À vue d’œil, rien ne différencie la boutique Relay Fnac des autres magasins de la zone commerciale en sous-sol de la station de RER Auber, sur la ligne A. Si ce n’est une banderole flottant à l’entrée et annonçant “safe place Umay”. En effet, depuis le mois de décembre, le kiosquier, ainsi que le Monoprix et l’échoppe de cosmétiques Avril de la même gare sont devenus des safe places, c’est-à-dire des lieux où les victimes de harcèlement peuvent trouver refuge sans se faire envoyer paître ou se faire draguer. Le personnel a ainsi été formé à la règle dite des “trois R” : recueillir, rassurer, renseigner. “Ils ne sont pas là pour être psys ou policiers”, nuance Pauline Vanderquand, fondatrice de l’application mobile gratuite Umay, qui a mis en place ce dispositif en partenariat avec la RATP. L’appli a été lancée en 2019 pour répertorier les endroits “sûrs”, permettre de lancer l’alerte en cas de problème et se géolocaliser en direct auprès de ses proches. “Il y a quelques années, j’ai été harcelée dans l’espace public et j’ai demandé de l’aide à un vigile d’un magasin qui me l’a refusée,” se souvient Pauline Vanderquand. Umay répertorie désormais 6 500 safe places en France et revendique plus de 60 000 utilisateur·rices actif·ves.
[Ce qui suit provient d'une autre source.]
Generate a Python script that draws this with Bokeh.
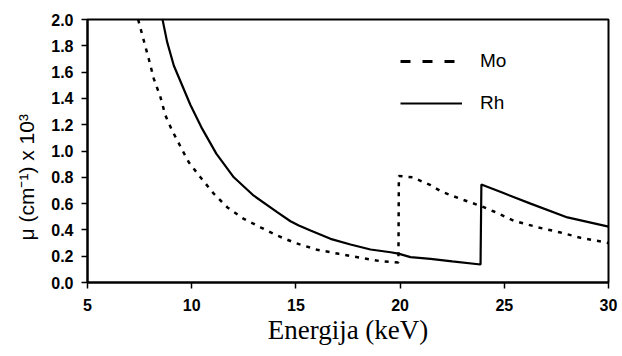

Plus de “safe places Umay” en 2024 à la RATP

Cette première initiative parisienne de la RATP est pour l’instant très modeste : la formation des personnels est d’une heure et il faut, pour les victimes, être au courant de l’existence de ces lieux qui sont d’abord des magasins et ne proposent pas d’espace dédié pour s’asseoir ou se reposer. “C’est un premier niveau d’accueil,” reconnaît volontiers Sandrine Charnoz, responsable de la lutte contre le harcèlement sexuel dans les transports à la RATP, à qui l’on doit l’idée. Le dispositif est appelé à s’étendre en 2024 : la RATP a passé un accord avec Lagardère pour labelliser, dans ses stations, trente-cinq points de vente et former quatre-vingts employé·es. Contrairement aux idées reçues, la station Chatelet, méga hub parisien n’est pas le pire spot de la capitale : les signalements reçus par l’appli Umay indiquent que le harcèlement de rue et le sentiment d’insécurité ont lieu “partout, de jour comme de nuit”, indique Pauline Vanderquand.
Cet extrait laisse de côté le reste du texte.